A note to a New-Bee: How I stopped worrying and learned to keep bees

There is no “silver bullet” to successful beekeeping. Please stop looking for one.

I know you want perfect hives. I do too. I know you started beekeeping with all of the best intentions. Ditto.

Maybe you followed the advice of the most sagely gurus on the internet or at your local bee club and have read and amassed your own “how-to” beekeeping library. Good steps!

You got a package or a nuc hive from the best apiary supply company and have done everything by the book — placed your hives in just the right mixture of sun and shade, fed the bees regularly with an exact mixture of sugar and water and maybe even made your own pollen patties.

You test for mites and treat as prescribed by the Honey Bee Health Coalition. You’ve got Swiffer sheets and oil traps to defend against small hive beetle. You fight ants with cinnamon on box rims, or with diatomaceous earth and custom-built hive stands with cupped feet.

You vent your lids, checkerboard your frames, add boxes at just the right time, work your custom frame grabber and hive brush like an artist on inspections and even have that oversized comb thing for spacing frames to prevent imperfect comb.

Heck, I bet you’ve even invented something already, like your own secret smoker fuel or a custom top-hive feeder.

You’re doing everything right, you think, and exhaust yourself with worry over every decision, lying awake nights pondering solutions. And still hives fail, or abscond, or swarm, or haven’t helped you pay one dang mortgage payment yet.

Please go easy on yourself, beekeeper.

Raising honeybees is one of the hardest forms of animal husbandry.

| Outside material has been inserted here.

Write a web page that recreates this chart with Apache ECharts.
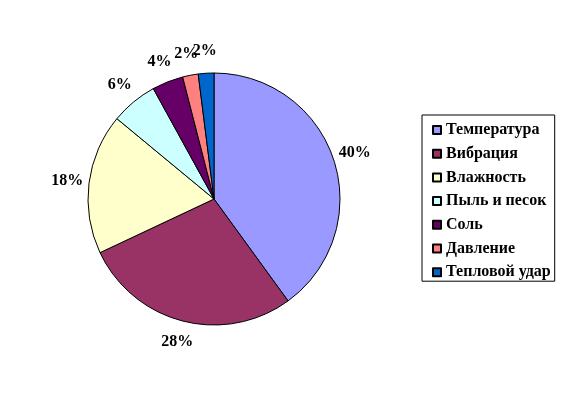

To learn beekeeping, you are going to fail and fail often before you find out what works.

There is not one product, philosophy, or regimen that spells success or failure to your bees, and no amount of late-night worry, internet rabbit holes, and gnashing of teeth will make your hives do exactly what you want.

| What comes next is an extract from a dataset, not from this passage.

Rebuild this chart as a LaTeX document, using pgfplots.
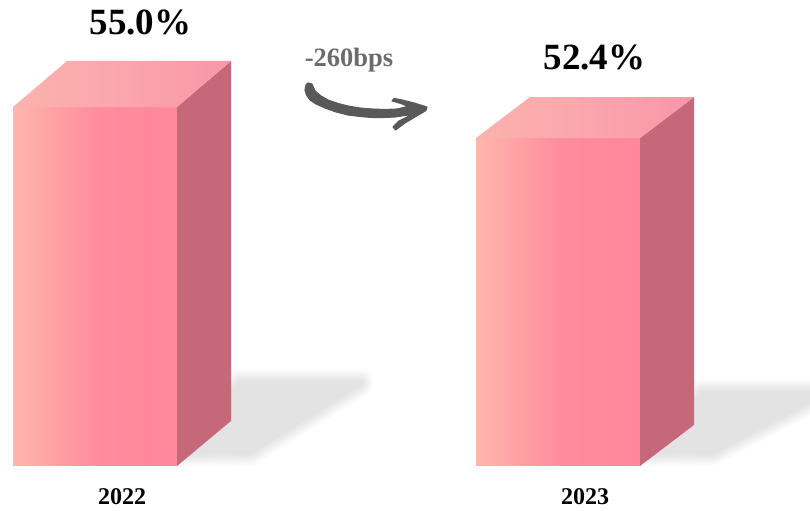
\documentclass[border=0pt]{standalone}
\usepackage{fontspec}
\setmainfont{Liberation Serif}
\usepackage{pgfplots}
\usepackage{pgfplotstable}
\pgfplotsset{compat=1.18}

% Gradients of the bar faces
\definecolor{sideface}{RGB}{197,105,122}
\pgfdeclarehorizontalshading{frontgrad}{100bp}{
  rgb(0bp)=(1,0.715,0.665);
  rgb(25bp)=(1,0.715,0.665);
  rgb(38bp)=(1,0.630,0.650);
  rgb(52bp)=(1,0.545,0.610);
  rgb(75bp)=(1,0.535,0.605);
  rgb(100bp)=(1,0.535,0.605)}
\pgfdeclarehorizontalshading{topgrad}{100bp}{
  rgb(0bp)=(0.985,0.700,0.680);
  rgb(25bp)=(0.985,0.700,0.680);
  rgb(50bp)=(0.985,0.650,0.680);
  rgb(75bp)=(0.975,0.590,0.665);
  rgb(100bp)=(0.975,0.590,0.665)}

% Ground shadows, in picture units (y grows downwards)
\pgfplotstableread{
x y
186 453
239 383
360 383
250 452
}\shadowA
\pgfplotstableread{
x y
649 453
702 393
825 393
712 452
}\shadowB

% Bent arrow between the two bars
\pgfplotstableread{
x y
308 83
312 84
315 91
321 96
328 100
338 103.5
348 106
360 108
372 109
385 109.5
397 109
408 106.5
401 103.5
392 101
394 98.5
400 99.5
414 103
427 107
426 110.5
415 117
405 123
395.5 130
393 127
399 121
412 114.5
405 115.5
395 117
384 117.5
372 117.5
360 116.5
348 115
336 112
325 108
316 104
310 100
306.5 95
305 90
306 85
}\arrowshape

% One soft shadow: nested outlines that darken towards the core
\newcommand{\softshadow}[1]{
  \addplot[draw=s1,fill=s1,line width=28bp,line join=round] table {#1} -- cycle;
  \addplot[draw=s2,fill=s2,line width=25bp,line join=round] table {#1} -- cycle;
  \addplot[draw=s3,fill=s3,line width=22bp,line join=round] table {#1} -- cycle;
  \addplot[draw=s4,fill=s4,line width=19bp,line join=round] table {#1} -- cycle;
  \addplot[draw=s5,fill=s5,line width=16bp,line join=round] table {#1} -- cycle;
  \addplot[draw=s6,fill=s6,line width=13bp,line join=round] table {#1} -- cycle;
  \addplot[draw=s7,fill=s7,line width=10bp,line join=round] table {#1} -- cycle;
  \addplot[draw=s8,fill=s8,line width=7bp,line join=round] table {#1} -- cycle;
  \addplot[draw=s9,fill=s9,line width=4bp,line join=round] table {#1} -- cycle;
}
\definecolor{s1}{HTML}{FDFDFD}\definecolor{s2}{HTML}{FAFAFA}
\definecolor{s3}{HTML}{F7F7F7}\definecolor{s4}{HTML}{F3F3F3}
\definecolor{s5}{HTML}{EFEFEF}\definecolor{s6}{HTML}{ECECEC}
\definecolor{s7}{HTML}{E9E9E9}\definecolor{s8}{HTML}{E6E6E6}
\definecolor{s9}{HTML}{E3E3E3}

\begin{document}
\begin{tikzpicture}[x=1bp,y=1bp]
\useasboundingbox (0,-45) rectangle (810,466);

% Layer in picture units: shadows, arrow and its caption
\begin{axis}[
  at={(0,0)}, anchor=south west,
  scale only axis, width=810bp, height=466bp,
  xmin=0, xmax=810, ymin=0, ymax=466, y dir=reverse,
  hide axis, clip=true]
  \softshadow{\shadowA}
  \softshadow{\shadowB}
  \addplot[draw=black!65,fill=black!65,line width=1.1bp,line join=round] table {\arrowshape} -- cycle;
  \node[text=black!58,font=\fontsize{26.5bp}{28bp}\selectfont\bfseries,anchor=center] at (axis cs:349,60) {-260bps};
\end{axis}

% Bars on the value scale
\begin{axis}[
  at={(0,0)}, anchor=south west,
  scale only axis, width=810bp, height=466bp,
  xmin=0, xmax=810, ymin=24.9, ymax=63.976,
  axis line style={draw=none}, major tick length=0pt,
  ytick=\empty,
  xtick={122,585}, xticklabels={2022,2023},
  x tick label style={font=\fontsize{24bp}{26bp}\selectfont\bfseries,yshift=-19bp},
  clip=true]
  % 2022: front, side and top faces
  \addplot[draw=none,shading=frontgrad] coordinates {(13,24.9)(177,24.9)(177,55)(13,55)} -- cycle;
  \addplot[draw=none,fill=sideface] coordinates {(177,24.9)(231,28.68)(231,58.86)(177,55)} -- cycle;
  \addplot[draw=none,shading=topgrad] coordinates {(13,55)(177,55)(231,58.86)(67,58.86)} -- cycle;
  % 2023: front, side and top faces
  \addplot[draw=none,shading=frontgrad] coordinates {(476,24.9)(640,24.9)(640,52.4)(476,52.4)} -- cycle;
  \addplot[draw=none,fill=sideface] coordinates {(640,24.9)(694,28.34)(694,55.84)(640,52.4)} -- cycle;
  \addplot[draw=none,shading=topgrad] coordinates {(476,52.4)(640,52.4)(694,55.84)(530,55.84)} -- cycle;
  \node[font=\fontsize{37bp}{39bp}\selectfont\bfseries,anchor=center] at (axis cs:140.5,62.05) {55.0\%};
  \node[font=\fontsize{37bp}{39bp}\selectfont\bfseries,anchor=center] at (axis cs:594.5,59.15) {52.4\%};
\end{axis}
\end{tikzpicture}
\end{document}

Now that you know this, please just go play in your bees and make lots of imperfect decisions unencumbered by the burdensome question looming over many-a-beekeeper: “Am I doing this right?” You are not, and neither is anyone else.

I track a handful of beekeeping Facebook groups and find myself cringing at the obsessive, repetitive minutia in the questions and comments sections. It’s not that I feel superior — in fact I often share the same questions or have experienced the same puzzles and frustrations in my own bee yard. The difference for me today is that I work out my beekeeping ideas, hypotheses, and anxieties by just getting out into the bees and really screwing things up (AKA learning).

And the most important lesson I’ve learned from beekeeping is patience. There are really only a few interventions I can make with my bees: I can feed, treat for mites, rob honey, pinch a queen, add or remove a box, and divide a hive. And I can do all of these things in conjunction with the time of year and availability of forage. The rest is up to the bees, time, and Mother Nature.

Wherever you are in your beekeeping journey, I encourage you to “fail forward.” Be bold in the bee yard. Go shake out that failing hive, squish a queen, perform a paper marriage of two underperforming colonies, or maybe — and perhaps this is the boldest decision of all — just do nothing and see what the bees do.

There is no room for orthodoxy in my bee yard. Every trip to the apiary is a chance to test a hypothesis and measure the results of some recent decision. And as my wise mentor Al Friedle says: “The bees always teach me something.”